DYNAMIC SHAPE STYLE ANALYSIS: BILINEAR AND MULTILINEAR HUMAN IDENTIFICATION WITH TEMPORAL NORMALIZATION

Abstract

Modeling and analyzing the dynamic shape of human motion is a challenging task owing to temporal variations in the shape and multiple sources of observed shape variations such as viewpoint, motion speed, clothing, etc. We present a new framework for dynamic shape analysis based on temporal normalization and factorized shape style analysis. Using a nonlinear generative model with motion manifold embedding in a low-dimensional space, we detect cycles of periodic motion like gait in different views and synthesize temporally-aligned shape sequences from the same type of motion at different speeds. The bilinear analysis of temporally-aligned shape sequences decomposes dynamic motion into time-invariant shape style factors and time-dependent motion factors.
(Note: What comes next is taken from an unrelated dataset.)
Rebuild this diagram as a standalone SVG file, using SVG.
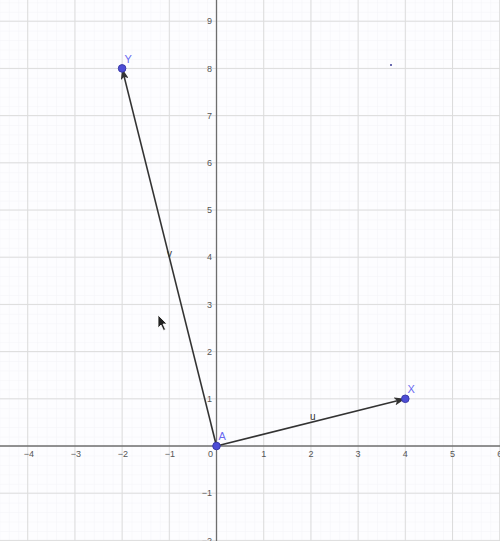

We extend the bilinear model into a tensor shape model, a multilinear decomposition of dynamic shape sequences for view-invariant shape style representations. The shape style is a view-invariant, time-invariant, and speed-invariant shape signature and is used as a feature vector for human identification. The shape style can be adapted to new environmental conditions by iterative estimation of style and content factors to reflect new observation conditions. We present the experimental results of gait recognition using the CMU Mobo gait database and the USF gait challenging database.